Technologist Mahmooda Sultana holds an early iteration of an autonomous multifunctional sensor platform, which could benefit all of NASA’s major scientific disciplines and efforts to send humans to the Moon and Mars.

Mahmooda Sultana is the lucky scientist that received a $2 million funding from Nasa. The NASA technologist will develop a field that is not yet fully explored in the industry. By funding this project, NASA aims to develop all disciplines capable to facilitate the transportation of humans from earth to the Moon and Mars.

In this particular case, the developed platforms could enable the deployment on planetary rovers so that researchers can easily find small quantities of water and methane, or any element that might maintain astronaut health and safety.

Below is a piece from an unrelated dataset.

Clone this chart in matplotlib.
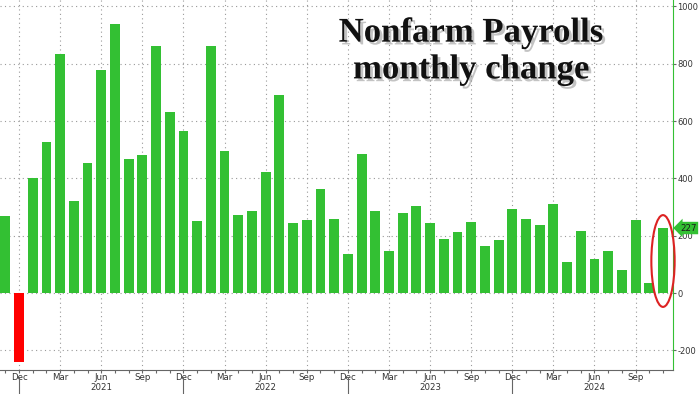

The 3D printed sensor technology

The 3D printed sensor technology can sense everything from minute concentrations of gases and vapor, atmospheric pressure and temperature, and then transmitting that data via a wireless antenna — all from the same self-contained platform that measures just two-by-three-inches in size.

Mahmooda Sultana and her team will undertake a 2 years project to push forward the autonomous multifunctional sensor platform. 3D printing will enable Sultana to produce a suite of sensors at fast pace rather than producing them one after another before their complete assembly to other components.

Furthermore, what is interesting is that Sultana is bringing creativity at the technical level by printing on the same silicon wafer partial circuitry for a wireless communications system. The latter would communicate with ground controllers, further improving instrument design and construction.

Once printed, the sensors and wireless antenna will be packaged onto a printed circuit board that holds the electronics, a power source, and the rest of the communications circuitry.

The beauty of our concept is that we’re able to print all sensors and partial circuity on the same substrate, which could be rigid or flexible. We eliminate a lot of the packaging and integration challenges,” Sultana said. “This is truly a multifunctional sensor platform. All my sensors are on same chip, printed one after another in layers.”